残雪の歩きやすい尾根はすぐに終わり、鞍部から再び笹藪の登りに戻ってしまう。登りにかかるとやや笹の高さが低くなるが、傾斜がきつくなって笹を踏んづけてよじ登るので滑りやすく、笹に掴まって登っていく。ここは雪が残っていたら傾斜がきついからビクビクものだろうな。ある意味雪が消えていて良かったと思う。
上ノ倉山北直下から見た県境尾根 |
上ノ倉山〜大黒山稜線の残雪 | 笹に覆われた上ノ倉山山頂 | 山頂標識群 |
登り切ると上ノ倉山北西のピーク(大黒ノ頭)に到着、再び残雪が現れて笹との格闘から解放された。しかし既に12時を回っており忠治郎岳を往復する時間はなく、上ノ倉山と大黒山の2つにスケールダウンを決意した。上ノ倉山への登りはおおよそ残雪で覆われて楽に歩くことができ、山頂に到着した。踏跡もない、こんなマイナーな山頂なのに標識があるのには驚きだ。我らがヒーロー、KUMOが生き残っており、GWV、MWVの標識と並んでくっついていた。周囲の雪は消えて完全な笹藪で三角点捜索は難航したが「主三角点」とかかれた三角点もどきが横倒しになっているのだけは発見できた。かなり執拗に笹をかき分けて三角点を捜したのだが、ご本尊は発見できなかった。時間がないのでちょっとだけ無線をやって大黒山へと向かう。
上ノ倉山北直下から見た大黒山 | 大黒山山頂 |
大黒山への稜線には残雪があったので藪との格闘もなく大黒岳山頂付近に到着するが、だだっ広い山頂ではっきりとした最高地点はよくわからなかった。一応、最も高そうな場所で無線をやったが、周囲に山頂標識はなかった。たぶん間違ってはいないと思うが、もし間違っても標高は変わらないだろうから問題なかろう(今ならGPSがあるので安心できるのだが)。

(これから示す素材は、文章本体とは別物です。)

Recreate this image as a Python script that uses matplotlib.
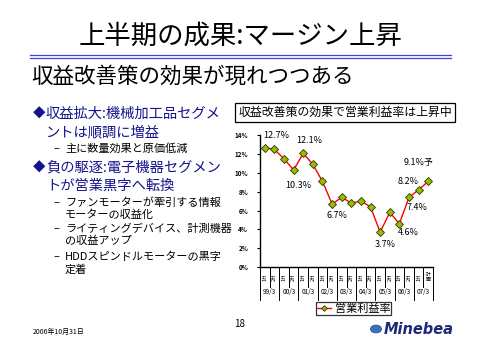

下りは県境から外れた先の尾根で藪漕ぎが待っており、帰りに登りも混じって期待通りの疲労度だった。ゲレンデに出ると「ヤレヤレ」と同時に「ヨレヨレ」状態になっていたのも当然だろう。まさかこの時期にほとんど雪が無くて10時間もの藪漕ぎを強制されるとは思ってもみなかったが、逆にこの長距離長時間藪漕ぎでもどうにか歩けることが分かり、昔の大学ワンゲル並みの山行ができることが分かって収穫でもあった。もう2度とゴメンだけど。